## The task
Would you quote the material below in full and unchanged?

--- Begin Collected data ---

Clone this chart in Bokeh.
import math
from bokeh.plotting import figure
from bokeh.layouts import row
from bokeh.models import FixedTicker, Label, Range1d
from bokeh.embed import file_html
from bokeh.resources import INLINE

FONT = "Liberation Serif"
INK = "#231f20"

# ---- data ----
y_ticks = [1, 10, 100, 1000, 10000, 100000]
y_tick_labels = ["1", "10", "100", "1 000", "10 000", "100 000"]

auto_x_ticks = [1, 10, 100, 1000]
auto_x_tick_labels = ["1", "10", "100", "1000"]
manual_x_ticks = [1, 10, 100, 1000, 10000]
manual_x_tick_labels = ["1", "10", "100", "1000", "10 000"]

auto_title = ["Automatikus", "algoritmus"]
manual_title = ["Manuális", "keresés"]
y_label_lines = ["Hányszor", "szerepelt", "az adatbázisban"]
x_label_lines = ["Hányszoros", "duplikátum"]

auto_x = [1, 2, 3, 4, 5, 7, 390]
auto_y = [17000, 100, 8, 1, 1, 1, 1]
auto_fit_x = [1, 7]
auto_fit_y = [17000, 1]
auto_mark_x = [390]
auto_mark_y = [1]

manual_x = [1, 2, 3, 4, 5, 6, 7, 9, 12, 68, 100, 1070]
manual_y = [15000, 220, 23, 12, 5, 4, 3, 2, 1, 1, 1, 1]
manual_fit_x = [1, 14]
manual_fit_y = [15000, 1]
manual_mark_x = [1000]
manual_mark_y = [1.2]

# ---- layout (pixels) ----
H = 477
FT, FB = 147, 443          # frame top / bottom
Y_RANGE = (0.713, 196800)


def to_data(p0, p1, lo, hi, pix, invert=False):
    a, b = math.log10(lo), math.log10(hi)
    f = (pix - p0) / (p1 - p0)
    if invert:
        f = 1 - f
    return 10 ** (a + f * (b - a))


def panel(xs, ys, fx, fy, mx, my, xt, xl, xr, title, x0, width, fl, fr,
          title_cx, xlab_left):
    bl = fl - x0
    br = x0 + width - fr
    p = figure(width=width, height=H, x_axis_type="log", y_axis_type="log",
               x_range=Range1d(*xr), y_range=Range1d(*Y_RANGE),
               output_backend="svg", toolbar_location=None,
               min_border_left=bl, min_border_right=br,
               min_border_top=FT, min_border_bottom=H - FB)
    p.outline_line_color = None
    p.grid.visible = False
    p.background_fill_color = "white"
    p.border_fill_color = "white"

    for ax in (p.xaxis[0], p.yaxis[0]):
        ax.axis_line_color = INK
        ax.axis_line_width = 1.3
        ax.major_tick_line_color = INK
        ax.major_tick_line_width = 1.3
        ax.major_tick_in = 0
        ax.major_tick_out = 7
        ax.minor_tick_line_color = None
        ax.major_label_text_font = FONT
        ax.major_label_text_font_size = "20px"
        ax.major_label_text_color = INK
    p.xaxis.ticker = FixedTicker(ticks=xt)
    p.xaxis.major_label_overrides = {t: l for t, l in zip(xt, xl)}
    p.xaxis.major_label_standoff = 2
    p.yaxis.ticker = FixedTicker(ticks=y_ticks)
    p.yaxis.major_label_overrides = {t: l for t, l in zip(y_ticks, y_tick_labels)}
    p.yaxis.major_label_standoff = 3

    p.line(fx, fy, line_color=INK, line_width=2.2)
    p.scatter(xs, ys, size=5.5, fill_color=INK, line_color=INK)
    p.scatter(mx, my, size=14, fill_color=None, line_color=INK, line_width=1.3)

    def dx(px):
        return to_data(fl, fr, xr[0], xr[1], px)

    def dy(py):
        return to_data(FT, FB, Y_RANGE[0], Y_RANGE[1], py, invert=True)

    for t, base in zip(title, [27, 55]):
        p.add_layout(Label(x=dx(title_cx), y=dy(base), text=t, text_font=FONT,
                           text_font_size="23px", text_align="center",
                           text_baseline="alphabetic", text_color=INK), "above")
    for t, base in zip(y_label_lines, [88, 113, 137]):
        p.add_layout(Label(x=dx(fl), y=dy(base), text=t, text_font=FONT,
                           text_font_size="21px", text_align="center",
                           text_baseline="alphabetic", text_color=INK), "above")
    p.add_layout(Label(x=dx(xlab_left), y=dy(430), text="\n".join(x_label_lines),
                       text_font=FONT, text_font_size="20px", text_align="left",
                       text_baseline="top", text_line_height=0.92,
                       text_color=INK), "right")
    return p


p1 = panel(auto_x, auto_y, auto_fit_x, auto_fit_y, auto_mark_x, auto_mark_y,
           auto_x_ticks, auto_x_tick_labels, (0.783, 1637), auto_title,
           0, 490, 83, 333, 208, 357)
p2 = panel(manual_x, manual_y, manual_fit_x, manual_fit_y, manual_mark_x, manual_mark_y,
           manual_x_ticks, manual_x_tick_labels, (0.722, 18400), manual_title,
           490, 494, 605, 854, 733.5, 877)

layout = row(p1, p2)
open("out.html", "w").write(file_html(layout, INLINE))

--- End Collected data ---

## Response
Clone this chart in Bokeh.
import math
from bokeh.plotting import figure
from bokeh.layouts import row
from bokeh.models import FixedTicker, Label, Range1d
from bokeh.embed import file_html
from bokeh.resources import INLINE

FONT = "Liberation Serif"
INK = "#231f20"

# ---- data ----
y_ticks = [1, 10, 100, 1000, 10000, 100000]
y_tick_labels = ["1", "10", "100", "1 000", "10 000", "100 000"]

auto_x_ticks = [1, 10, 100, 1000]
auto_x_tick_labels = ["1", "10", "100", "1000"]
manual_x_ticks = [1, 10, 100, 1000, 10000]
manual_x_tick_labels = ["1", "10", "100", "1000", "10 000"]

auto_title = ["Automatikus", "algoritmus"]
manual_title = ["Manuális", "keresés"]
y_label_lines = ["Hányszor", "szerepelt", "az adatbázisban"]
x_label_lines = ["Hányszoros", "duplikátum"]

auto_x = [1, 2, 3, 4, 5, 7, 390]
auto_y = [17000, 100, 8, 1, 1, 1, 1]
auto_fit_x = [1, 7]
auto_fit_y = [17000, 1]
auto_mark_x = [390]
auto_mark_y = [1]

manual_x = [1, 2, 3, 4, 5, 6, 7, 9, 12, 68, 100, 1070]
manual_y = [15000, 220, 23, 12, 5, 4, 3, 2, 1, 1, 1, 1]
manual_fit_x = [1, 14]
manual_fit_y = [15000, 1]
manual_mark_x = [1000]
manual_mark_y = [1.2]

# ---- layout (pixels) ----
H = 477
FT, FB = 147, 443          # frame top / bottom
Y_RANGE = (0.713, 196800)


def to_data(p0, p1, lo, hi, pix, invert=False):
    a, b = math.log10(lo), math.log10(hi)
    f = (pix - p0) / (p1 - p0)
    if invert:
        f = 1 - f
    return 10 ** (a + f * (b - a))


def panel(xs, ys, fx, fy, mx, my, xt, xl, xr, title, x0, width, fl, fr,
          title_cx, xlab_left):
    bl = fl - x0
    br = x0 + width - fr
    p = figure(width=width, height=H, x_axis_type="log", y_axis_type="log",
               x_range=Range1d(*xr), y_range=Range1d(*Y_RANGE),
               output_backend="svg", toolbar_location=None,
               min_border_left=bl, min_border_right=br,
               min_border_top=FT, min_border_bottom=H - FB)
    p.outline_line_color = None
    p.grid.visible = False
    p.background_fill_color = "white"
    p.border_fill_color = "white"

    for ax in (p.xaxis[0], p.yaxis[0]):
        ax.axis_line_color = INK
        ax.axis_line_width = 1.3
        ax.major_tick_line_color = INK
        ax.major_tick_line_width = 1.3
        ax.major_tick_in = 0
        ax.major_tick_out = 7
        ax.minor_tick_line_color = None
        ax.major_label_text_font = FONT
        ax.major_label_text_font_size = "20px"
        ax.major_label_text_color = INK
    p.xaxis.ticker = FixedTicker(ticks=xt)
    p.xaxis.major_label_overrides = {t: l for t, l in zip(xt, xl)}
    p.xaxis.major_label_standoff = 2
    p.yaxis.ticker = FixedTicker(ticks=y_ticks)
    p.yaxis.major_label_overrides = {t: l for t, l in zip(y_ticks, y_tick_labels)}
    p.yaxis.major_label_standoff = 3

    p.line(fx, fy, line_color=INK, line_width=2.2)
    p.scatter(xs, ys, size=5.5, fill_color=INK, line_color=INK)
    p.scatter(mx, my, size=14, fill_color=None, line_color=INK, line_width=1.3)

    def dx(px):
        return to_data(fl, fr, xr[0], xr[1], px)

    def dy(py):
        return to_data(FT, FB, Y_RANGE[0], Y_RANGE[1], py, invert=True)

    for t, base in zip(title, [27, 55]):
        p.add_layout(Label(x=dx(title_cx), y=dy(base), text=t, text_font=FONT,
                           text_font_size="23px", text_align="center",
                           text_baseline="alphabetic", text_color=INK), "above")
    for t, base in zip(y_label_lines, [88, 113, 137]):
        p.add_layout(Label(x=dx(fl), y=dy(base), text=t, text_font=FONT,
                           text_font_size="21px", text_align="center",
                           text_baseline="alphabetic", text_color=INK), "above")
    p.add_layout(Label(x=dx(xlab_left), y=dy(430), text="\n".join(x_label_lines),
                       text_font=FONT, text_font_size="20px", text_align="left",
                       text_baseline="top", text_line_height=0.92,
                       text_color=INK), "right")
    return p


p1 = panel(auto_x, auto_y, auto_fit_x, auto_fit_y, auto_mark_x, auto_mark_y,
           auto_x_ticks, auto_x_tick_labels, (0.783, 1637), auto_title,
           0, 490, 83, 333, 208, 357)
p2 = panel(manual_x, manual_y, manual_fit_x, manual_fit_y, manual_mark_x, manual_mark_y,
           manual_x_ticks, manual_x_tick_labels, (0.722, 18400), manual_title,
           490, 494, 605, 854, 733.5, 877)

layout = row(p1, p2)
open("out.html", "w").write(file_html(layout, INLINE))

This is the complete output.